Records with drawing code:
▬▬▬▬▬▬

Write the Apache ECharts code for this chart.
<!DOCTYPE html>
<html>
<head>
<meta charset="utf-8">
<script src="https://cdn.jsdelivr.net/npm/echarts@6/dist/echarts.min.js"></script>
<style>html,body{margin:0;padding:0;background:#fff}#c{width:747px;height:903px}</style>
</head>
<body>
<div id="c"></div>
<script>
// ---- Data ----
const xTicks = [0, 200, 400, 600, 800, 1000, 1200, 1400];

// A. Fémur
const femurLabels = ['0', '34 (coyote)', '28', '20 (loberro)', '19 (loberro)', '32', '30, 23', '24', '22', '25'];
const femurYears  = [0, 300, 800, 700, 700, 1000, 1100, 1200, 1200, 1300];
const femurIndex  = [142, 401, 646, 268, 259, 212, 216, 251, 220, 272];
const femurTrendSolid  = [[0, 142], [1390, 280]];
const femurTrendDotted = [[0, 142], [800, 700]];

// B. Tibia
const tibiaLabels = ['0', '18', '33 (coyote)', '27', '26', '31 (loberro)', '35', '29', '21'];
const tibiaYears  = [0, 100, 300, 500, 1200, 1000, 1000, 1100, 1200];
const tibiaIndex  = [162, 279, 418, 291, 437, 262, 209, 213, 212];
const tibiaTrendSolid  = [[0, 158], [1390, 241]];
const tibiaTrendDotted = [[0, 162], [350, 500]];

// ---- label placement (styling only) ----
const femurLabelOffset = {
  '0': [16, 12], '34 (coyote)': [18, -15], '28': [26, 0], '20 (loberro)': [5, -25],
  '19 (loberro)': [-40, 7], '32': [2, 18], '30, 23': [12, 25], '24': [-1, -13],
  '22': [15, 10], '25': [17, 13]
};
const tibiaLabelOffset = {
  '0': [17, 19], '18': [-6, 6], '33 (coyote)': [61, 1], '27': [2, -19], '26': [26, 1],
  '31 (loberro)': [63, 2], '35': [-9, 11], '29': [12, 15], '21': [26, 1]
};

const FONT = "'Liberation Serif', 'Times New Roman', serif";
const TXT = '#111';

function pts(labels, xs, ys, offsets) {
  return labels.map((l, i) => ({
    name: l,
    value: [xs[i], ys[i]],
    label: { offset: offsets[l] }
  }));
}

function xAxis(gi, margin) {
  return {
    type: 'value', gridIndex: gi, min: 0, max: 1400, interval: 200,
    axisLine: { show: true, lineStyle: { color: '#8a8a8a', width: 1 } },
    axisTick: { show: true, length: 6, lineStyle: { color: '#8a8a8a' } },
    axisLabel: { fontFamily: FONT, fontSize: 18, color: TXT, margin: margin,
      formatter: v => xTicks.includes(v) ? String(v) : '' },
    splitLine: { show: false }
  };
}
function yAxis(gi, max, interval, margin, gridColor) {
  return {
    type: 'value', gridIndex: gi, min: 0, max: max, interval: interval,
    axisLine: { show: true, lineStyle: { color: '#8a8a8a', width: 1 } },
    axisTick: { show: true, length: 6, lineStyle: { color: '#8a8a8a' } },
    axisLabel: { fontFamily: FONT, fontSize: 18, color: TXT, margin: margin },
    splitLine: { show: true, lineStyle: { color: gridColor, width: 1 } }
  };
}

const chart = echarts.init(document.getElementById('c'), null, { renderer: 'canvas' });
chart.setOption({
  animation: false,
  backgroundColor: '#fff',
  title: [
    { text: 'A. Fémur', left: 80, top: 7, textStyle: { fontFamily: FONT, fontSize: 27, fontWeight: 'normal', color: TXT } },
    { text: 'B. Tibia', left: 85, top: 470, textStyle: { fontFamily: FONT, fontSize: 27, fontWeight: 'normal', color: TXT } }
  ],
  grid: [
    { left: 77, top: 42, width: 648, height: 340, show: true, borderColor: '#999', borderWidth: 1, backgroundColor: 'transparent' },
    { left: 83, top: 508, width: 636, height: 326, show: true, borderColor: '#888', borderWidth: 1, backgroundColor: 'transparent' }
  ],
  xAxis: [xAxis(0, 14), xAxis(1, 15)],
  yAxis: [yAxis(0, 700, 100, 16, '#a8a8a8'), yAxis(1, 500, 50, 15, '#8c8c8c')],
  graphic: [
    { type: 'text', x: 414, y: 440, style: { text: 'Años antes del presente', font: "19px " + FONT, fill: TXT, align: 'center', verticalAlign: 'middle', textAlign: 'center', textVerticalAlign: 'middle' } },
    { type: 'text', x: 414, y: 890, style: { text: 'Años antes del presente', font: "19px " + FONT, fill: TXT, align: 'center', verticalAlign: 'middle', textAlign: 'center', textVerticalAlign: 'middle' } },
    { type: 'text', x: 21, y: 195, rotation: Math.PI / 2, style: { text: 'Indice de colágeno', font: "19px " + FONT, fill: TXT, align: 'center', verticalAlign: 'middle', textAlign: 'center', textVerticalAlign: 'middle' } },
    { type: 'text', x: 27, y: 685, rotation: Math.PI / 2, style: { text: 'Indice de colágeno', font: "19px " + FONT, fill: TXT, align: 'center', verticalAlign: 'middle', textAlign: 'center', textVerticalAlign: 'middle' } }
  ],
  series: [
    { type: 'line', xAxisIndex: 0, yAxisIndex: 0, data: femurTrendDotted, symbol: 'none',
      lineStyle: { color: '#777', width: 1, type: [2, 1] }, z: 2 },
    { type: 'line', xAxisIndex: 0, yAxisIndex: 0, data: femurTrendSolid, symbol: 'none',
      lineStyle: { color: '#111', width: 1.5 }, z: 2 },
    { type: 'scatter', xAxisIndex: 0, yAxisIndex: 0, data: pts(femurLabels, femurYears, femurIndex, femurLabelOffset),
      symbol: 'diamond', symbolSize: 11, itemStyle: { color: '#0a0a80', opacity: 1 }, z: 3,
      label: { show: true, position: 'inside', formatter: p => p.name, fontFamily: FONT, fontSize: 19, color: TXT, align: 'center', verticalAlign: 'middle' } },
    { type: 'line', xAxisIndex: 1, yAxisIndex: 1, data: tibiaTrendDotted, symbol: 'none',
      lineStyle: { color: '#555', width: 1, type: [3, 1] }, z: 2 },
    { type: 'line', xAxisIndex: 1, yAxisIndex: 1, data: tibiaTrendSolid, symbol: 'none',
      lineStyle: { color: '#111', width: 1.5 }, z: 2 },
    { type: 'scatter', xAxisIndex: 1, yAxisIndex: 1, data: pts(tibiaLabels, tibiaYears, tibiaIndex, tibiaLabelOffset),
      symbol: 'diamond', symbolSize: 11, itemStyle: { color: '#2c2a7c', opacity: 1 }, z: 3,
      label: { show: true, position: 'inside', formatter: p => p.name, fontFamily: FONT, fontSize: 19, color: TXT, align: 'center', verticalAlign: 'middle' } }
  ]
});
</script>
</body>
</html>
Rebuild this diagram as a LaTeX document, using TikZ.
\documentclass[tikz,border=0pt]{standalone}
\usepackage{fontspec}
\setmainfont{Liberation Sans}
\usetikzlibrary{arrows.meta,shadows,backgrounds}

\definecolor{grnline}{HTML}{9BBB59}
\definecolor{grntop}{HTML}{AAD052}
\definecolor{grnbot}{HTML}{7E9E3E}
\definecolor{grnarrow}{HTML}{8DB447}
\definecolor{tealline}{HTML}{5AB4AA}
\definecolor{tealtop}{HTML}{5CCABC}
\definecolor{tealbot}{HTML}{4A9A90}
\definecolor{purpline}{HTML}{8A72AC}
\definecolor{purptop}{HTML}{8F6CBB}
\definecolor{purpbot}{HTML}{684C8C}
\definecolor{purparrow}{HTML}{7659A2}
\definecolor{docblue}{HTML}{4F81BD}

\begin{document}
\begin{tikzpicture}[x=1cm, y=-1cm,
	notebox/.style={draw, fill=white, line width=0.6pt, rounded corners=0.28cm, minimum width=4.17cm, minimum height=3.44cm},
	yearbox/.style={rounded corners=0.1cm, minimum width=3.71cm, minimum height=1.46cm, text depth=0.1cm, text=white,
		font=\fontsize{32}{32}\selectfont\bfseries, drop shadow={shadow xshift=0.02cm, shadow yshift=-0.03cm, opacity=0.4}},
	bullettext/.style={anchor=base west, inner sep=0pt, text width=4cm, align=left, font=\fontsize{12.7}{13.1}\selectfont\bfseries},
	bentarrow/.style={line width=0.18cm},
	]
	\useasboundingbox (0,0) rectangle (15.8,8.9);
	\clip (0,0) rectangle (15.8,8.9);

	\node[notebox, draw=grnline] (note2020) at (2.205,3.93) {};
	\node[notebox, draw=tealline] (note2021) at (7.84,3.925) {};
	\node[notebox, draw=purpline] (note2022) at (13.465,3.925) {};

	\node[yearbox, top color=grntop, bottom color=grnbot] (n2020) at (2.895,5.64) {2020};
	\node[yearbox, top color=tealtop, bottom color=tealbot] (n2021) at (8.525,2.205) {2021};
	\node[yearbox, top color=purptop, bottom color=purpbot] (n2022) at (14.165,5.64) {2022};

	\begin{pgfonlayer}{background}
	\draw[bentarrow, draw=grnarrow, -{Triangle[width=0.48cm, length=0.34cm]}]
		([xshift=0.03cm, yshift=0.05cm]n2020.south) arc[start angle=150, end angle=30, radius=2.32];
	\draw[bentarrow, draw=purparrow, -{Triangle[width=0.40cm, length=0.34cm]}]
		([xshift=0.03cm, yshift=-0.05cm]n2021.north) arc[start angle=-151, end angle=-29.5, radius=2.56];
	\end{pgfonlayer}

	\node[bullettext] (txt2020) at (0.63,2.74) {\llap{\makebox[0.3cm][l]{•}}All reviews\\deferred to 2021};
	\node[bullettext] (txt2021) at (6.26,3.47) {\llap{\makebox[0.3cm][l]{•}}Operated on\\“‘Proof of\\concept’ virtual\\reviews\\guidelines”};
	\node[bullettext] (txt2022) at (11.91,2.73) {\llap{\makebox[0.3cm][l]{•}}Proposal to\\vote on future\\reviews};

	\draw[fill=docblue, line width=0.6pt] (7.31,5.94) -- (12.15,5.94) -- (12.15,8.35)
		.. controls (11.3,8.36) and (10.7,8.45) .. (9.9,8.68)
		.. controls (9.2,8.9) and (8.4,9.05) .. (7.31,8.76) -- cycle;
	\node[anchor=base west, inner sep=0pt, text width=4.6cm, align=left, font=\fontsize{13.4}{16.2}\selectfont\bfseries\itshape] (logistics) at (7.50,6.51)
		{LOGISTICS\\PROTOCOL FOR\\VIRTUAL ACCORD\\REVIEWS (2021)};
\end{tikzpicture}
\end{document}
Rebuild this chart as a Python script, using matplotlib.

▬▬▬▬▬▬

*WORK REQUIRED:*
In the listing above, reproduce the first line and each one after it through the line that contains "const TXT = '#111';".

*RESPONSE:*
Write the Apache ECharts code for this chart.
<!DOCTYPE html>
<html>
<head>
<meta charset="utf-8">
<script src="https://cdn.jsdelivr.net/npm/echarts@6/dist/echarts.min.js"></script>
<style>html,body{margin:0;padding:0;background:#fff}#c{width:747px;height:903px}</style>
</head>
<body>
<div id="c"></div>
<script>
// ---- Data ----
const xTicks = [0, 200, 400, 600, 800, 1000, 1200, 1400];

// A. Fémur
const femurLabels = ['0', '34 (coyote)', '28', '20 (loberro)', '19 (loberro)', '32', '30, 23', '24', '22', '25'];
const femurYears  = [0, 300, 800, 700, 700, 1000, 1100, 1200, 1200, 1300];
const femurIndex  = [142, 401, 646, 268, 259, 212, 216, 251, 220, 272];
const femurTrendSolid  = [[0, 142], [1390, 280]];
const femurTrendDotted = [[0, 142], [800, 700]];

// B. Tibia
const tibiaLabels = ['0', '18', '33 (coyote)', '27', '26', '31 (loberro)', '35', '29', '21'];
const tibiaYears  = [0, 100, 300, 500, 1200, 1000, 1000, 1100, 1200];
const tibiaIndex  = [162, 279, 418, 291, 437, 262, 209, 213, 212];
const tibiaTrendSolid  = [[0, 158], [1390, 241]];
const tibiaTrendDotted = [[0, 162], [350, 500]];

// ---- label placement (styling only) ----
const femurLabelOffset = {
  '0': [16, 12], '34 (coyote)': [18, -15], '28': [26, 0], '20 (loberro)': [5, -25],
  '19 (loberro)': [-40, 7], '32': [2, 18], '30, 23': [12, 25], '24': [-1, -13],
  '22': [15, 10], '25': [17, 13]
};
const tibiaLabelOffset = {
  '0': [17, 19], '18': [-6, 6], '33 (coyote)': [61, 1], '27': [2, -19], '26': [26, 1],
  '31 (loberro)': [63, 2], '35': [-9, 11], '29': [12, 15], '21': [26, 1]
};

const FONT = "'Liberation Serif', 'Times New Roman', serif";
const TXT = '#111';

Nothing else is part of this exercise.